By no means are the above tips a comprehensive list. I've only included several to get you started, and hopefully excited about reconsidering your own neighborhood as a potential gem. I don't have the space in this article to go into exposure and compositional variations.  That I will save for another article. What I'm trying to convey with this article is simply this - use what Nature is giving you, and don't fight it; the magic can be found anywhere - you just have to be there!

Below I've included three images taken locally, with my thought process behind the making of each...


This maple tree was taken at Washington Crossing State Park several years ago. I was very much intrigued by the overall shape of this gorgeous tree, so I decided to accentuate the strong graphic lines of its branches and trunk by using a 20mm wide angle lens. Because it was bright overcast, the polarizer didn't have a positive effect (it would have if it were just after a rain, however) - so I shot without the filter. I used the fullness of the tree's leaf cover to obscure the offensive sky; if I had shot this straight on, the brightness of the sky would've taken the viewer's eye completely out of the image. The reason I shot looking upwards was because of the 'umbrella' shape of the branching of the limbs. I placed the dominant trunk far to the right, allowing for a pleasing flow of the limbs to comfortably fall equally throughout the frame, achieving an aesthetic balance. Notes: To achieve maximum sharpness, I shot this image at f/16. Because the overcast was bright, the shutter speed, even at f/16, was still relatively fast at 1/60th of a second, which kept all the leaves sharp.


This stream image was made at Ricketts Glenn State Park some years ago. We had arrived there before sunrise so we could be at our location before the sun would be high enough in the sky to make this image an impossibility due to harsh highlights caused by direct sunlight on this scene. Plus, the beauty of arriving before sunrise is that you just might happen to witness fog rising off your stream! In this case, as luck would have it, we did just that....the fog was clearing, and the sun wasn't yet high enough in the sky to ruin the low contast of the scene. And, as we all know, fog enhances the mood of any image. This image was also made with the 20mm wide angle lens - this time with a polarizer, for two reasons: to enhance the colors of the rocks and leaves (which were wet from the overnight dew), and to give me a longer exposure (around 4 seconds) to artistically blur the flowing water. I set up my tripod low to the ground to give a more personal, intimate glimpse into the life of the stream. I used the fallen, colorful leaves in the foreground to bring the viewer's eye into the scene...Notes: I needed full depth of field, so I shot at f/16. Becuase of the small aperture and the use of the polarizing filter, it resulted in my 4-second exposure. Luckily, the wind was very low, which allowed the leaves in this image to still remain sharp, despite the long exposure time.
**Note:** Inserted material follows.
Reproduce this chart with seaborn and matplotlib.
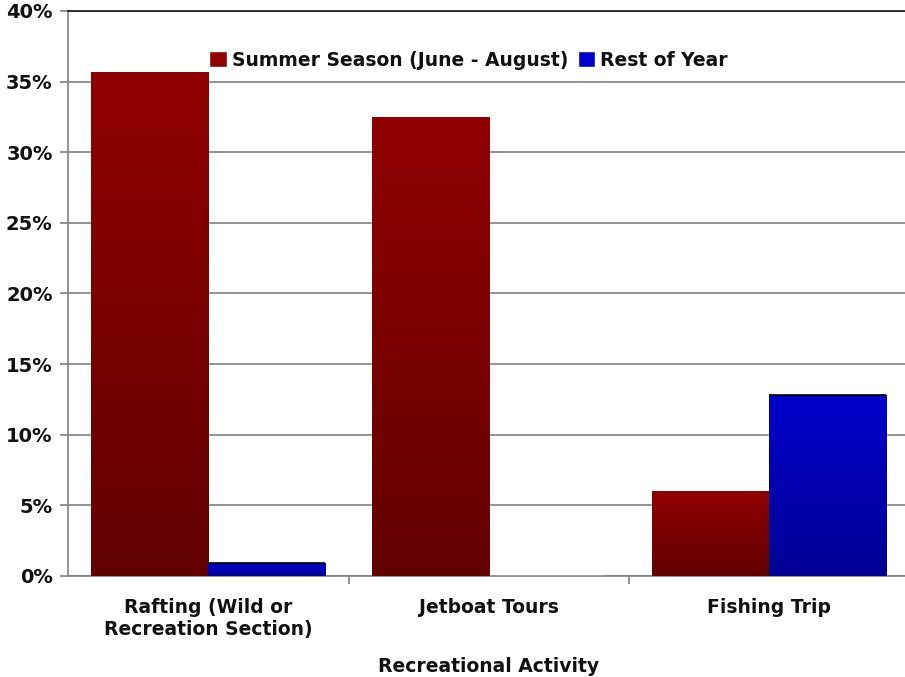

This intimate landscape image was made at the Bowman's Hill Wildflower Preserve area, directly to the right of the old barn.  I was totally impressed with the contrasts of textures and colors of this scene. To get this compacted viewpoint, I used my 70-300mm lens, set at around 250mm. I love to make Fall images including the four primary colors of the season: red, green, yellow, and orange. This shot has bits of all of them. What I'm most pleased about is the strong graphic interplay of the white sycamore treetop and the dark gray treetop to the left. I didn't want the eye-catching white to be placed directly in the center, which I feel would've made for a much less exciting composition. The bright Fall colors are supporting the intricate, detailed lines and shapes of the foreground treetops to create a classic impression of the season. This image was shot in full overcast lighting, which made for the perfect combination of low contrast and high saturation. Notes: I didn't use the polarizer on this one, because of the dry conditions - I tried it, but it didn't pop the colors, so I chose not to use it. As for settings, to achieve maximum sharpness, and still maintain good depth of field, I shot at f/11. My shutter speed was approximately 1/8th of a second, which was no problem here, because there was little to no breeze to cause any unacceptable blurring of any components of this image.